Bossi sbadiglia: "Tanto non cadiamo"

La giornata alla Camera. Un Senatùr stanco siede accanto al premier. Maroni gioca con foglietti e cellulare

Bossi sbadiglia: "Tanto non cadiamo"

Roma - In un clima ovattato, con Berlusconi che non viene mai interrotto dalle urla dell’opposizione perché l’opposizione non c’è, coi Radicali appollaiati in undicesima fila e Gianfranco Fini oppositore solitario, costretto a tenersi tra i denti le risposte che vorrebbe dare agli interventi che lo prendono di mira, si compie una mattinata di puro surrealismo. Non tutti nella maggioranza ci sono, tanto si vota il giorno dopo, perciò qualche macchia di velluto rosso fa pendant con la distesa del lato sinistro. Il premier arriva a Montecitorio mentre Bossi e Tremonti, nuovamente coppia di ferro, stanno confabulando in cortile da una ventina di minuti. Per non fare il bis (sul rendiconto entrambi erano entrati in ritardo in aula) si affrettano a prendere posto e siedono uno vicino all’altro, con Bossi alla sinistra di Berlusconi. Il premier attacca il suo discorso dopo le comunicazioni di Fini, presidente dimezzato di una Camera a metà.
Il debutto è in fair play: «Mi scuso personalmente per l’incidente parlamentare» per la mancata approvazione del rendiconto dello Stato.
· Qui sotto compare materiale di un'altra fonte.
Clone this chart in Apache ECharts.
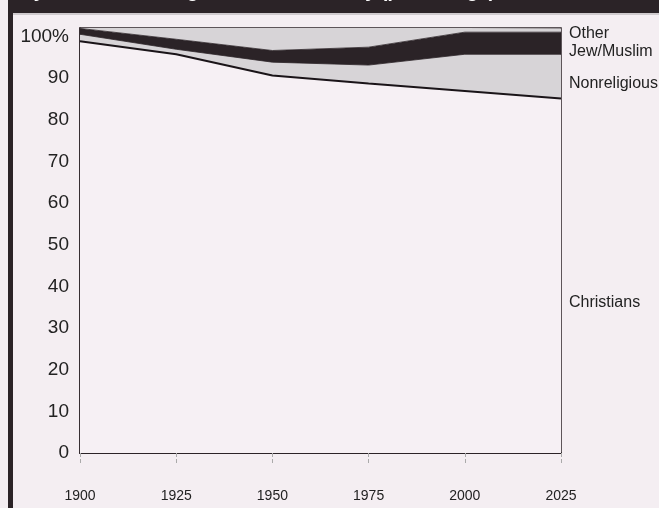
<!DOCTYPE html>
<html>
<head>
<meta charset="utf-8">
<script src="https://cdn.jsdelivr.net/npm/echarts@6/dist/echarts.min.js"></script>
<style>
html,body{margin:0;padding:0;background:#f4eef2;}
#c{width:659px;height:508px;}
</style>
</head>
<body>
<div id="c"></div>
<script>
var years = ['1900', '1925', '1950', '1975', '2000', '2025'];
var christians   = [98.8, 95.7, 90.6, 88.7, 86.9, 85.1];
var nonreligious = [1.7, 1.2, 3.2, 4.4, 8.8, 10.6];
var jewMuslim    = [1.4, 2.4, 2.8, 4.3, 5.3, 5.3];
var other        = [0.1, 2.7, 5.4, 4.6, 1.0, 0.9];
var yTicks = [0, 10, 20, 30, 40, 50, 60, 70, 80, 90, 100];
var seriesNames = ['Christians', 'Nonreligious', 'Jew/Muslim', 'Other'];

var FONT = "'Liberation Sans', Arial, sans-serif";

var chart = echarts.init(document.getElementById('c'), null, {renderer:'canvas'});
var colors = ['#f6f0f4', '#d7d4d7', '#2b2327', '#d7d4d7'];
var lineColors = ['#1a1418', '#2b2327', '#2b2327', '#2b2327'];
var lineWidths = [2, 0.8, 0.8, 0];
var dataSets = [christians, nonreligious, jewMuslim, other];

chart.setOption({
  backgroundColor: '#f4eef2',
  animation: false,
  grid: {left: 80, right: 98, top: 28, bottom: 55, show: true, borderColor: '#2b2327', borderWidth: 1.5, backgroundColor: 'transparent'},
  xAxis: {
    type: 'category', data: years, boundaryGap: false,
    axisLine: {show: true, lineStyle: {color: '#2b2327', width: 2}},
    axisTick: {show: true, length: 12, lineStyle: {color: '#aaa', type: 'dashed', width: 1}},
    splitLine: {show: false},
    axisLabel: {color: '#222', fontFamily: FONT, fontSize: 14, margin: 36}
  },
  yAxis: {
    type: 'value', min: 0, max: 102, interval: 10,
    axisLine: {show: true, lineStyle: {color: '#2b2327', width: 1.5}},
    axisTick: {show: false},
    splitLine: {show: false},
    axisLabel: {color: '#222', fontFamily: FONT, fontSize: 19, margin: 11,
      formatter: function(v){ if (yTicks.indexOf(v) < 0) return ''; return v === 100 ? '100%' : String(v); }}
  },
  series: dataSets.map(function(d, i){
    return {
      name: seriesNames[i], type: 'line', stack: 'all', symbol: 'none',
      data: d, z: 2,
      lineStyle: {color: lineColors[i], width: lineWidths[i]},
      areaStyle: {color: colors[i], opacity: 1}
    };
  }),
  graphic: [
    {type: 'rect', shape: {x: 8, y: 0, width: 651, height: 13}, style: {fill: '#2b2327'}},
    {type: 'rect', shape: {x: 8, y: 0, width: 5, height: 508}, style: {fill: '#2b2327'}},
    {type: 'rect', shape: {x: 13, y: 13, width: 646, height: 2}, style: {fill: '#cfcacd'}},
    {type: 'text', x: 20, y: 1, style: {text: 'By the modern religious breakdown, by (percentage)', fill: '#fff', font: "bold 19px 'Liberation Sans', Arial, sans-serif", textBaseline: 'alphabetic', verticalAlign: 'bottom'}},
    {type: 'text', left: 569, top: 26, style: {text: 'Other', fill: '#222', font: "16px " + FONT}},
    {type: 'text', left: 569, top: 44, style: {text: 'Jew/Muslim', fill: '#222', font: "16px " + FONT}},
    {type: 'text', left: 569, top: 76, style: {text: 'Nonreligious', fill: '#222', font: "16px " + FONT}},
    {type: 'text', left: 569, top: 295, style: {text: 'Christians', fill: '#222', font: "16px " + FONT}}
  ]
});
</script>
</body>
</html>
Quindi il menù di giornata: «Il governo chiede di avere confermata la fiducia perché profondamente consapevole dei rischi che corre il Paese e perché i tempi imposti dai mercati non sono compatibili con quelli di certe liturgie della politica». Quei sacerdoti della vecchia politica che starebbero tramando, anche tra le fila del Pdl, per un ribaltone tecnico. Ma «è finita l’epoca in cui i governi li faceva una casta di capipartito», se una maggioranza perde la fiducia «la parola deve ritornare agli elettori». Questo sempre - aggiunge diplomaticamente il premier - sotto «l’alta vigilanza arbitrale del presidente della Repubblica, peraltro impeccabile».
Bossi si volta spesso per dire qualcosa a Tremonti. Quando Berlusconi accenna ad un’area del Paese che sta correndo, Bossi sillaba un «Padania» e strizza l’occhio al ministro dell’Economia, ricambiato. In altri momenti, parecchi, il capo della Lega perde la concentrazione e si lascia andare ad una sequenza di sbadigli, non si sa bene se nove o dodici. Tremonti è gelido come sempre, e si fa notare quando se ne va dall’aula senza salutare il Cavaliere. Scena perfetta per raffigurare plasticamente il cattivo rapporto tra i due, anche se poi stanno a quattr’occhi per più di mezz’ora nella Sala del governo, finito il rituale. Il discorso di Berlusconi non entusiasma la Lega che applaude poco e solo in parte. Maroni se ne sta in disparte, armeggiando con foglietti e smart-phone, in una delle prime file insieme a Calderoli e il suo sottosegretario Belsito. Non c’è esattamente entusiasmo nel Carroccio, che prende il microfono tre volte, con la Lussana a nome del gruppo («Sulle riforme servono tempi certi, basta giocare in difesa passiamo all’attacco»), e poi con due interventi a titolo personale di Desiderati e Dal Lago, che ricordano al premier le ragioni del «territorio»...
Ma i più infuocati sono i Responsabili, che osannano la missione del Cavaliere e se la prendono con trasformisti e Fini, presidente imparziale (e lui tamburella nervosamente con la penna...). Si sprecano le citazioni. Vignali, pidiellino area Cl, usa una frase di Churchill: «La sinistra è come Cristoforo Colombo, quando parte sbaglia strada, quando arriva non sa dov’è, ma lo fa sempre coi soldi degli altri». Un altro Pdl, Marinello, cita un fondo del Corriere, Massimo Corsaro, vicecapo dei deputati berlusconiani, prende un passo di Liberazione, mentre il Responsabile D’Anna cita sua madre: «Non c’è fumo più pericoloso per la mente dell’uomo che quello che si sprigiona dall’incenso».


Diversamente dagli altri voti di fiducia stavolta non si percepisce ansia da numero in bilico, si vede che gli addetti al calcolo hanno dato abbondanti rassicurazioni, «e vorrei vedere» aggiunge Berlusconi. «Domani ci sarà ancora il governo» assicura Bossi, il premier «ha detto quello che doveva dire, quello che la gente voleva sentirsi dire». E, per una volta, senza le urla di Rosi Bindi.